Chinese Internet Giants Want Stakes in State-owned Enterprise Mega Fund


Analysts say that ongoing mixed-ownership reforms of China’s central state-owned enterprises could see the increasing participation of the country’s leading Internet giants, producing complementary business relationships that benefit both sides. reports that China’s central government is planning to establish a new fund worth at least 100 billion yuan (approx. $15.27 billion) to promote the mixed-ownership reform of large-scale state-owned enterprises that are currently under the direct control of Beijing.

While the precise scale and management structure of the fund awaits approval by the State Council, unlike many other funds for advancing SOE reforms the new vehicle will no longer be restricted to other central or local SOE’s, but is expected to allow private companies, or even multi-national corporations, to become cooperative partners.
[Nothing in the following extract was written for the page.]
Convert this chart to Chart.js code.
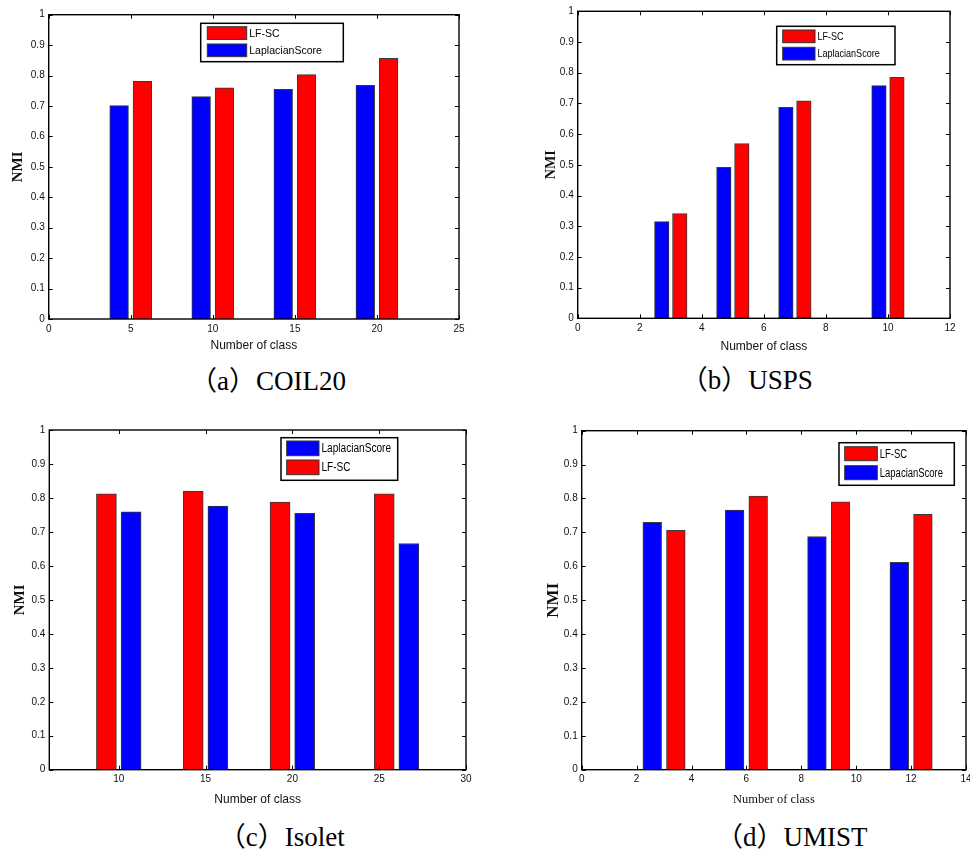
<!DOCTYPE html>
<html>
<head>
<meta charset="utf-8">
<title>NMI vs number of class</title>
<script src="https://cdn.jsdelivr.net/npm/chart.js@4.4.1/dist/chart.umd.min.js"></script>
<style>
  html, body { margin: 0; padding: 0; background: #fff; }
  body { position: relative; width: 970px; height: 852px; overflow: hidden; }
  .panel { position: absolute; }
  .caption {
    position: absolute; width: 300px; height: 30px; line-height: 30px;
    text-align: center; white-space: nowrap; color: #000;
    font-family: "Liberation Serif", "Noto Sans CJK SC", serif; font-size: 27px;
  }
</style>
</head>
<body>
<script>
// (a) COIL20
const coilClasses = [5, 10, 15, 20];
const coilLFSC = [0.781, 0.760, 0.803, 0.857];
const coilLaplacian = [0.701, 0.731, 0.755, 0.768];
const coilXTicks = [0, 5, 10, 15, 20, 25];

// (b) USPS
const uspsClasses = [3, 5, 7, 10];
const uspsLFSC = [0.341, 0.569, 0.708, 0.785];
const uspsLaplacian = [0.315, 0.492, 0.687, 0.758];
const uspsXTicks = [0, 2, 4, 6, 8, 10, 12];

// (c) Isolet
const isoletClasses = [10, 15, 20, 26];
const isoletLaplacian = [0.759, 0.776, 0.755, 0.666];
const isoletLFSC = [0.812, 0.820, 0.788, 0.812];
const isoletXTicks = [10, 15, 20, 25, 30];

// (d) UMIST
const umistClasses = [3, 6, 9, 12];
const umistLFSC = [0.706, 0.807, 0.790, 0.753];
const umistLaplacian = [0.730, 0.766, 0.688, 0.612];
const umistXTicks = [0, 2, 4, 6, 8, 10, 12, 14];

const nmiTicks = [0, 0.1, 0.2, 0.3, 0.4, 0.5, 0.6, 0.7, 0.8, 0.9, 1];

const red = '#ff0000';
const blue = '#0000ff';
const sans = "'Liberation Sans', Arial, sans-serif";
const serif = "'Liberation Serif', 'Times New Roman', serif";

const panels = [
    {
        caption: '（a）COIL20', captionX: 268, captionY: 380.7,
        box: {left: 0, top: 0, width: 480, height: 362},
        area: {left: 48.7, top: 14.7, right: 459, bottom: 319},
        nmiX: 18, nmiSize: 15, xTitleY: 346, xTitleFamily: sans, xTitleSize: 12,
        xMin: 0, xMax: 25, xTicks: coilXTicks, categories: coilClasses, barPx: 18.7,
        series: [
            {label: 'LF-SC', color: red, values: coilLFSC, shift: 0.71},
            {label: 'LaplacianScore', color: blue, values: coilLaplacian, shift: -0.71}
        ],
        legend: {x: 200.7, y: 23.3, w: 142.6, h: 38.4, swX: 6.6, swY: 3.4, swW: 39.4, swH: 12.7, step: 17.3, size: 11, squeeze: 0.96}
    },
    {
        caption: '（b）USPS', captionX: 746.7, captionY: 380,
        box: {left: 480, top: 0, width: 490, height: 362},
        area: {left: 577.7, top: 11.3, right: 950, bottom: 318.3},
        nmiX: 551.7, nmiSize: 14, xTitleY: 346.7, xTitleFamily: sans, xTitleSize: 12,
        xMin: 0, xMax: 12, xTicks: uspsXTicks, categories: uspsClasses, barPx: 14.5,
        series: [
            {label: 'LF-SC', color: red, values: uspsLFSC, shift: 0.29},
            {label: 'LaplacianScore', color: blue, values: uspsLaplacian, shift: -0.29}
        ],
        legend: {x: 776.7, y: 26.3, w: 118.3, h: 38.4, swX: 6, swY: 3.7, swW: 32.3, swH: 12.7, step: 17.3, size: 11, squeeze: 0.82}
    },
    {
        caption: '（c）Isolet', captionX: 281.7, captionY: 836.7,
        box: {left: 0, top: 420, width: 480, height: 400},
        area: {left: 49.3, top: 430, right: 466, bottom: 769.7},
        nmiX: 20, nmiSize: 15, xTitleY: 800, xTitleFamily: sans, xTitleSize: 12,
        xMin: 6, xMax: 30, xTicks: isoletXTicks, categories: isoletClasses, barPx: 20,
        series: [
            {label: 'LaplacianScore', color: blue, values: isoletLaplacian, shift: 0.71},
            {label: 'LF-SC', color: red, values: isoletLFSC, shift: -0.71}
        ],
        legend: {x: 281, y: 437.7, w: 116.7, h: 42.6, swX: 5.7, swY: 3.3, swW: 32.3, swH: 14.7, step: 19, size: 12, squeeze: 0.84}
    },
    {
        caption: '（d）UMIST', captionX: 791.7, captionY: 836.7,
        box: {left: 480, top: 420, width: 500, height: 400},
        area: {left: 581.7, top: 430.7, right: 966, bottom: 769.7},
        nmiX: 553.3, nmiSize: 17, xTitleY: 800, xTitleFamily: serif, xTitleSize: 12.5,
        xMin: 0, xMax: 14, xTicks: umistXTicks, categories: umistClasses, barPx: 18.7,
        series: [
            {label: 'LF-SC', color: red, values: umistLFSC, shift: 0.43},
            {label: 'LapacianScore', color: blue, values: umistLaplacian, shift: -0.43}
        ],
        legend: {x: 839, y: 442.7, w: 115.3, h: 42.6, swX: 5.7, swY: 4, swW: 32.6, swH: 14, step: 19, size: 12, squeeze: 0.79}
    }
];

// box, inward ticks on all four sides, and the legend in the top right
function matlabPlugin(p) {
    return {
        id: 'matlabLook',
        afterDatasetsDraw(chart) {
            const ctx = chart.ctx;
            const a = chart.chartArea;
            const xs = chart.scales.x;
            const ys = chart.scales.y;
            ctx.save();
            ctx.strokeStyle = '#000';
            ctx.lineWidth = 1;
            ctx.beginPath();
            xs.ticks.forEach((t) => {
                const px = Math.round(xs.getPixelForValue(t.value)) + 0.5;
                ctx.moveTo(px, a.bottom); ctx.lineTo(px, a.bottom - 4);
                ctx.moveTo(px, a.top); ctx.lineTo(px, a.top + 4);
            });
            ys.ticks.forEach((t) => {
                const py = Math.round(ys.getPixelForValue(t.value)) + 0.5;
                ctx.moveTo(a.left, py); ctx.lineTo(a.left + 4, py);
                ctx.moveTo(a.right, py); ctx.lineTo(a.right - 4, py);
            });
            ctx.stroke();
            ctx.lineWidth = 1.4;
            ctx.strokeRect(a.left, a.top, a.right - a.left, a.bottom - a.top);
            ctx.restore();
        },
        afterDraw(chart) {
            const ctx = chart.ctx;
            const lg = p.legend;
            const x0 = lg.x - p.box.left;
            const y0 = lg.y - p.box.top;
            ctx.save();
            ctx.fillStyle = '#fff';
            ctx.fillRect(x0, y0, lg.w, lg.h);
            ctx.strokeStyle = '#000';
            ctx.lineWidth = 1.5;
            ctx.strokeRect(x0, y0, lg.w, lg.h);
            chart.data.datasets.forEach((ds, i) => {
                const sx = x0 + lg.swX;
                const sy = y0 + lg.swY + i * lg.step;
                ctx.fillStyle = ds.backgroundColor;
                ctx.fillRect(sx, sy, lg.swW, lg.swH);
                ctx.strokeStyle = '#333';
                ctx.lineWidth = 1;
                ctx.strokeRect(sx, sy, lg.swW, lg.swH);
                ctx.save();
                ctx.translate(sx + lg.swW + 2.5, sy + lg.swH / 2 + 0.5);
                ctx.scale(lg.squeeze, 1);
                ctx.fillStyle = '#000';
                ctx.font = lg.size + 'px ' + sans;
                ctx.textBaseline = 'middle';
                ctx.fillText(ds.label, 0, 0);
                ctx.restore();
            });
            ctx.restore();
        }
    };
}

panels.forEach((p) => {
    const div = document.createElement('div');
    div.className = 'panel';
    div.style.left = p.box.left + 'px';
    div.style.top = p.box.top + 'px';
    const canvas = document.createElement('canvas');
    canvas.width = p.box.width;
    canvas.height = p.box.height;
    div.appendChild(canvas);
    document.body.appendChild(div);

    const cap = document.createElement('div');
    cap.className = 'caption';
    cap.textContent = p.caption;
    cap.style.left = (p.captionX - 150) + 'px';
    cap.style.top = (p.captionY - 15) + 'px';
    document.body.appendChild(cap);

    const nmiHalf = p.nmiSize * 1.2 / 2;
    const padLeft = p.nmiX - p.box.left - nmiHalf;
    const yWidth = p.area.left - p.box.left - padLeft;
    const xBottom = p.xTitleY + p.xTitleSize * 1.2 / 2;
    const xHeight = xBottom - p.area.bottom;

    new Chart(canvas, {
        type: 'bar',
        data: {
            datasets: p.series.map((s) => ({
                label: s.label,
                data: p.categories.map((c, i) => ({x: c + s.shift, y: s.values[i]})),
                backgroundColor: s.color,
                borderColor: '#3a3a3a',
                borderWidth: 1,
                barThickness: p.barPx,
                grouped: false
            }))
        },
        options: {
            responsive: false,
            animation: false,
            devicePixelRatio: 1,
            layout: {
                padding: {
                    left: padLeft,
                    top: p.area.top - p.box.top,
                    right: p.box.left + p.box.width - p.area.right,
                    bottom: p.box.top + p.box.height - xBottom
                }
            },
            plugins: {
                legend: {display: false},
                tooltip: {enabled: false}
            },
            scales: {
                x: {
                    type: 'linear',
                    min: p.xMin,
                    max: p.xMax,
                    offset: false,
                    grid: {display: false, drawTicks: false},
                    border: {display: false},
                    afterBuildTicks: (scale) => { scale.ticks = p.xTicks.map((v) => ({value: v})); },
                    afterFit: (scale) => { scale.height = xHeight; },
                    ticks: {
                        padding: 4,
                        color: '#111',
                        font: {family: sans, size: 10},
                        maxRotation: 0,
                        callback: (v) => String(v)
                    },
                    title: {
                        display: true,
                        text: 'Number of class',
                        color: '#111',
                        padding: 0,
                        font: {family: p.xTitleFamily, size: p.xTitleSize}
                    }
                },
                y: {
                    min: 0,
                    max: 1,
                    grid: {display: false, drawTicks: false},
                    border: {display: false},
                    afterBuildTicks: (scale) => { scale.ticks = nmiTicks.map((v) => ({value: v})); },
                    afterFit: (scale) => { scale.width = yWidth; },
                    ticks: {
                        padding: 4,
                        color: '#111',
                        font: {family: sans, size: 10},
                        callback: (v) => String(v)
                    },
                    title: {
                        display: true,
                        text: 'NMI',
                        color: '#111',
                        padding: 0,
                        font: {family: serif, size: p.nmiSize, weight: 'bold'}
                    }
                }
            }
        },
        plugins: [matlabPlugin(p)]
    });
});
</script>
</body>
</html>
Analysts such as Pan Helin, an expert in applied economics from the Chinese Academy of Fiscal Sciences, points out that a new trend in the current round of SOE mixed-ownership reforms has been the ceding of majority equity holdings to private investors.

The Chinese triumvirate of Internet giants comprised of Baidu, Ali Baba and Tencent (BAT) have now reportedly expressed keen interest in the new SOE mega-fund, following their involvement in the mixed-ownership reforms of China Railway and China Unicom.

Li Mian, chief researcher with the China Enterprise Research Institute (中国企业研究院) said to that BAT’s enthusiasm for the proposed mega-fund marks the emergence of a new reform model combining mixed-ownership reforms with Internet companies.

According to Li cooperation between central SOE’s and China’s e-commerce giants is a mutually complementary business arrangement that will naturally benefit both parties.

Central SOE’s are traditional companies that are primarily concentrated in mainstay sectors such as manufacturing, and possess natural advantages when it comes to offline networks but still lack channels for online expansion.

On the other hand E-commerce companies need to continually expand their access to goods, resources and market  in order to maximise the value of their onine platforms,

Cooperation with e-commerce giants would give central SOE’s access to a greater volume online channels and data, as well as new business and administrative methods that could help to make them more market-oriented and efficient.

Li points out that e-commerce companies are constantly struggling for greater influence and sway on the sales side, which is what many central SOE’s possess in spades

“The model of mixed-ownership reforms plus the Internet is becoming the hallmark of current reforms,” said Li.

Li notes, however, that fostering cooperation between central SOE’s and China’s Internet giants will be no easy task given marked disparities in the way that government and private business operates, as well as entrenched opposition to the reform process.

“It’s hard to say who will be play the more active role during the process of e-commerce companies participating in central SOE mixed-ownership reforms…it’s obvious that both parties will have their own needs and concerns,” said Li.